Task details>
Exactly as written, please set down all of the entries again, with no pictures.

Plotting code records
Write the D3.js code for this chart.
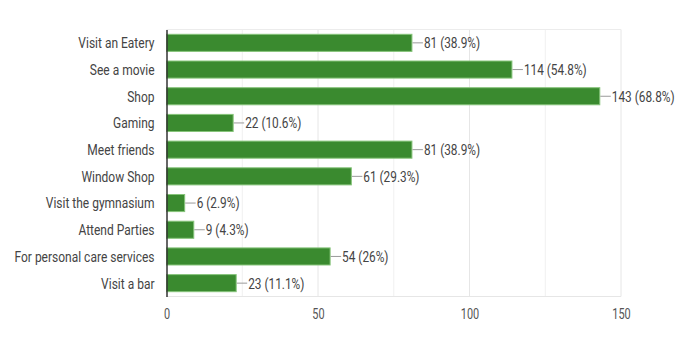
<!DOCTYPE html>
<html>
<head>
<meta charset="utf-8">
<script src="https://cdn.jsdelivr.net/npm/d3@7"></script>
<style>
  body { margin: 0; background: #fff; }
  svg text { font-family: Roboto, Arial, sans-serif; }
</style>
</head>
<body>
<svg id="chart" width="689" height="351"></svg>
<script>
const categories = [
  'Visit an Eatery', 'See a movie', 'Shop', 'Gaming', 'Meet friends',
  'Window Shop', 'Visit the gymnasium', 'Attend Parties',
  'For personal care services', 'Visit a bar',
]
const counts = [81, 114, 143, 22, 81, 61, 6, 9, 54, 23]
const percents = ['38.9%', '54.8%', '68.8%', '10.6%', '38.9%', '29.3%', '2.9%', '4.3%', '26%', '11.1%']
const majorTicks = [0, 50, 100, 150]
const gridTicks = [25, 50, 75, 100, 125, 150]

const data = categories.map((c, i) => ({cat: c, value: counts[i], pct: percents[i]}))

const svg = d3.select('#chart')
const margin = {top: 29.5, right: 68, bottom: 54.5, left: 166.5}
const width = 689 - margin.left - margin.right
const height = 351 - margin.top - margin.bottom

// the source text is narrow, so squeeze glyphs horizontally around their anchor
function squeeze(sel, s) {
  sel.attr('transform', function() {
    const ax = +this.getAttribute('x') || 0
    return `translate(${ax}, 0) scale(${s}, 1) translate(${-ax}, 0)`
  })
}

const g = svg.append('g').attr('transform', `translate(${margin.left}, ${margin.top})`)

const x = d3.scaleLinear().domain([0, 150]).range([0, width])
const y = d3.scaleBand().domain(categories).range([0, height]).paddingInner(0.36).paddingOuter(0.18)

// grid
g.selectAll('.grid')
  .data(gridTicks)
  .enter().append('line')
  .attr('class', 'grid')
  .attr('x1', d => x(d)).attr('x2', d => x(d))
  .attr('y1', 0).attr('y2', height)
  .attr('stroke', d => d % 50 === 0 ? '#e6e6e6' : '#f0f0f0')
  .attr('stroke-width', 1)

g.append('line').attr('x1', 0).attr('x2', width).attr('y1', 0).attr('y2', 0).attr('stroke', '#ececec')
g.append('line').attr('x1', 0).attr('x2', width).attr('y1', height).attr('y2', height).attr('stroke', '#e6e6e6')

// bars
g.selectAll('.bar')
  .data(data)
  .enter().append('rect')
  .attr('class', 'bar')
  .attr('x', 0)
  .attr('y', d => y(d.cat))
  .attr('width', d => x(d.value))
  .attr('height', y.bandwidth())
  .attr('fill', '#3a8a2f')
  .attr('stroke', '#86c47a')
  .attr('stroke-width', 1)

// leader lines + value labels
g.selectAll('.leader')
  .data(data)
  .enter().append('line')
  .attr('x1', d => x(d.value) + 0.5)
  .attr('x2', d => x(d.value) + 11)
  .attr('y1', d => y(d.cat) + y.bandwidth() / 2)
  .attr('y2', d => y(d.cat) + y.bandwidth() / 2)
  .attr('stroke', '#9a9a9a')

g.selectAll('.vlabel')
  .data(data)
  .enter().append('text')
  .attr('class', 'vlabel')
  .attr('x', d => x(d.value) + 12)
  .attr('y', d => y(d.cat) + y.bandwidth() / 2)
  .attr('dy', '0.36em')
  .attr('font-size', 15)
  .attr('fill', '#444')
  .text(d => `${d.value} (${d.pct})`)
  .call(squeeze, 0.79)

// y axis
const yAxis = g.append('g').call(d3.axisLeft(y).tickSize(0).tickPadding(12))
yAxis.select('.domain').attr('stroke', '#333').attr('stroke-width', 1.5)
yAxis.selectAll('text').attr('font-size', 15).attr('fill', '#444')
  .style('font-family', 'Roboto, Arial, sans-serif')
  .attr('dy', '0.36em')
  .call(squeeze, 0.8)

// x axis labels
const xAxis = g.append('g').attr('transform', `translate(0, ${height})`)
  .call(d3.axisBottom(x).tickValues(majorTicks).tickSize(0).tickPadding(13))
xAxis.select('.domain').remove()
xAxis.selectAll('text').attr('font-size', 14).attr('fill', '#555')
  .style('font-family', 'Roboto, Arial, sans-serif')
  .attr('transform', 'scale(0.78, 1)')
</script>
</body>
</html>
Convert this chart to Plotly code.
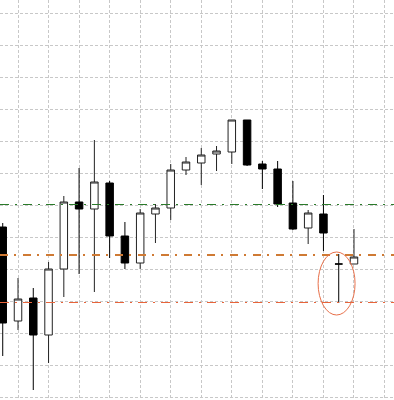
import plotly.graph_objects as go

idx = list(range(24))
opens  = [173, 79, 102, 65, 131, 198, 191, 217, 164, 137, 186, 192, 230, 237, 246, 248, 280, 236, 231, 197, 172, 186, 136, 136]
highs  = [177, 122, 112, 138, 204, 232, 260, 219, 178, 191, 196, 236, 243, 252, 254, 280, 280, 239, 239, 219, 190, 205, 146, 171]
lows   = [44, 70, 10, 37, 103, 126, 108, 142, 131, 131, 157, 180, 225, 215, 229, 236, 234, 211, 193, 170, 156, 149, 97, 136]
closes = [77, 101, 65, 131, 198, 191, 218, 164, 137, 187, 192, 230, 238, 245, 249, 280, 235, 231, 196, 171, 187, 167, 136, 143]

level_green = 195.5
level_orange = 145
level_red = 97.5

fig = go.Figure()
fig.add_trace(go.Candlestick(
    x=idx, open=opens, high=highs, low=lows, close=closes,
    increasing=dict(line=dict(color="#222222", width=1), fillcolor="#ffffff"),
    decreasing=dict(line=dict(color="#000000", width=1), fillcolor="#000000"),
    whiskerwidth=0, showlegend=False, hoverinfo="skip",
))

fig.add_hline(y=level_green, line=dict(color="#2a7a2a", width=1, dash="9px,6px,2px,6px"))
fig.add_hline(y=level_orange, line=dict(color="#cf7a34", width=2, dash="8px,6px,2px,7px"))
fig.add_hline(y=level_red, line=dict(color="#e8643a", width=1, dash="9px,6px,2px,6px"))

fig.add_shape(type="circle", xref="x", yref="y", x0=20.65, x1=23.07, y0=85, y1=148,
              line=dict(color="#e8704a", width=1))

fig.update_layout(
    width=394, height=400, margin=dict(l=0, r=0, t=0, b=0),
    paper_bgcolor="white", plot_bgcolor="white",
    xaxis=dict(range=[-0.179, 25.62], showticklabels=False, zeroline=False, showline=False,
               rangeslider=dict(visible=False), tick0=1, dtick=2,
               showgrid=True, gridcolor="#c8c8c8", griddash="3px,2px", gridwidth=1, ticks=""),
    yaxis=dict(range=[0, 400], showticklabels=False, zeroline=False, showline=False,
               tick0=2.5, dtick=32, showgrid=True, gridcolor="#c8c8c8", griddash="3px,2px",
               gridwidth=1, ticks=""),
)

fig.write_html("out.html")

The result>
Write the D3.js code for this chart.
<!DOCTYPE html>
<html>
<head>
<meta charset="utf-8">
<script src="https://cdn.jsdelivr.net/npm/d3@7"></script>
<style>
  body { margin: 0; background: #fff; }
  svg text { font-family: Roboto, Arial, sans-serif; }
</style>
</head>
<body>
<svg id="chart" width="689" height="351"></svg>
<script>
const categories = [
  'Visit an Eatery', 'See a movie', 'Shop', 'Gaming', 'Meet friends',
  'Window Shop', 'Visit the gymnasium', 'Attend Parties',
  'For personal care services', 'Visit a bar',
]
const counts = [81, 114, 143, 22, 81, 61, 6, 9, 54, 23]
const percents = ['38.9%', '54.8%', '68.8%', '10.6%', '38.9%', '29.3%', '2.9%', '4.3%', '26%', '11.1%']
const majorTicks = [0, 50, 100, 150]
const gridTicks = [25, 50, 75, 100, 125, 150]

const data = categories.map((c, i) => ({cat: c, value: counts[i], pct: percents[i]}))

const svg = d3.select('#chart')
const margin = {top: 29.5, right: 68, bottom: 54.5, left: 166.5}
const width = 689 - margin.left - margin.right
const height = 351 - margin.top - margin.bottom

// the source text is narrow, so squeeze glyphs horizontally around their anchor
function squeeze(sel, s) {
  sel.attr('transform', function() {
    const ax = +this.getAttribute('x') || 0
    return `translate(${ax}, 0) scale(${s}, 1) translate(${-ax}, 0)`
  })
}

const g = svg.append('g').attr('transform', `translate(${margin.left}, ${margin.top})`)

const x = d3.scaleLinear().domain([0, 150]).range([0, width])
const y = d3.scaleBand().domain(categories).range([0, height]).paddingInner(0.36).paddingOuter(0.18)

// grid
g.selectAll('.grid')
  .data(gridTicks)
  .enter().append('line')
  .attr('class', 'grid')
  .attr('x1', d => x(d)).attr('x2', d => x(d))
  .attr('y1', 0).attr('y2', height)
  .attr('stroke', d => d % 50 === 0 ? '#e6e6e6' : '#f0f0f0')
  .attr('stroke-width', 1)

g.append('line').attr('x1', 0).attr('x2', width).attr('y1', 0).attr('y2', 0).attr('stroke', '#ececec')
g.append('line').attr('x1', 0).attr('x2', width).attr('y1', height).attr('y2', height).attr('stroke', '#e6e6e6')

// bars
g.selectAll('.bar')
  .data(data)
  .enter().append('rect')
  .attr('class', 'bar')
  .attr('x', 0)
  .attr('y', d => y(d.cat))
  .attr('width', d => x(d.value))
  .attr('height', y.bandwidth())
  .attr('fill', '#3a8a2f')
  .attr('stroke', '#86c47a')
  .attr('stroke-width', 1)

// leader lines + value labels
g.selectAll('.leader')
  .data(data)
  .enter().append('line')
  .attr('x1', d => x(d.value) + 0.5)
  .attr('x2', d => x(d.value) + 11)
  .attr('y1', d => y(d.cat) + y.bandwidth() / 2)
  .attr('y2', d => y(d.cat) + y.bandwidth() / 2)
  .attr('stroke', '#9a9a9a')

g.selectAll('.vlabel')
  .data(data)
  .enter().append('text')
  .attr('class', 'vlabel')
  .attr('x', d => x(d.value) + 12)
  .attr('y', d => y(d.cat) + y.bandwidth() / 2)
  .attr('dy', '0.36em')
  .attr('font-size', 15)
  .attr('fill', '#444')
  .text(d => `${d.value} (${d.pct})`)
  .call(squeeze, 0.79)

// y axis
const yAxis = g.append('g').call(d3.axisLeft(y).tickSize(0).tickPadding(12))
yAxis.select('.domain').attr('stroke', '#333').attr('stroke-width', 1.5)
yAxis.selectAll('text').attr('font-size', 15).attr('fill', '#444')
  .style('font-family', 'Roboto, Arial, sans-serif')
  .attr('dy', '0.36em')
  .call(squeeze, 0.8)

// x axis labels
const xAxis = g.append('g').attr('transform', `translate(0, ${height})`)
  .call(d3.axisBottom(x).tickValues(majorTicks).tickSize(0).tickPadding(13))
xAxis.select('.domain').remove()
xAxis.selectAll('text').attr('font-size', 14).attr('fill', '#555')
  .style('font-family', 'Roboto, Arial, sans-serif')
  .attr('transform', 'scale(0.78, 1)')
</script>
</body>
</html>
Convert this chart to Plotly code.
import plotly.graph_objects as go

idx = list(range(24))
opens  = [173, 79, 102, 65, 131, 198, 191, 217, 164, 137, 186, 192, 230, 237, 246, 248, 280, 236, 231, 197, 172, 186, 136, 136]
highs  = [177, 122, 112, 138, 204, 232, 260, 219, 178, 191, 196, 236, 243, 252, 254, 280, 280, 239, 239, 219, 190, 205, 146, 171]
lows   = [44, 70, 10, 37, 103, 126, 108, 142, 131, 131, 157, 180, 225, 215, 229, 236, 234, 211, 193, 170, 156, 149, 97, 136]
closes = [77, 101, 65, 131, 198, 191, 218, 164, 137, 187, 192, 230, 238, 245, 249, 280, 235, 231, 196, 171, 187, 167, 136, 143]

level_green = 195.5
level_orange = 145
level_red = 97.5

fig = go.Figure()
fig.add_trace(go.Candlestick(
    x=idx, open=opens, high=highs, low=lows, close=closes,
    increasing=dict(line=dict(color="#222222", width=1), fillcolor="#ffffff"),
    decreasing=dict(line=dict(color="#000000", width=1), fillcolor="#000000"),
    whiskerwidth=0, showlegend=False, hoverinfo="skip",
))

fig.add_hline(y=level_green, line=dict(color="#2a7a2a", width=1, dash="9px,6px,2px,6px"))
fig.add_hline(y=level_orange, line=dict(color="#cf7a34", width=2, dash="8px,6px,2px,7px"))
fig.add_hline(y=level_red, line=dict(color="#e8643a", width=1, dash="9px,6px,2px,6px"))

fig.add_shape(type="circle", xref="x", yref="y", x0=20.65, x1=23.07, y0=85, y1=148,
              line=dict(color="#e8704a", width=1))

fig.update_layout(
    width=394, height=400, margin=dict(l=0, r=0, t=0, b=0),
    paper_bgcolor="white", plot_bgcolor="white",
    xaxis=dict(range=[-0.179, 25.62], showticklabels=False, zeroline=False, showline=False,
               rangeslider=dict(visible=False), tick0=1, dtick=2,
               showgrid=True, gridcolor="#c8c8c8", griddash="3px,2px", gridwidth=1, ticks=""),
    yaxis=dict(range=[0, 400], showticklabels=False, zeroline=False, showline=False,
               tick0=2.5, dtick=32, showgrid=True, gridcolor="#c8c8c8", griddash="3px,2px",
               gridwidth=1, ticks=""),
)

fig.write_html("out.html")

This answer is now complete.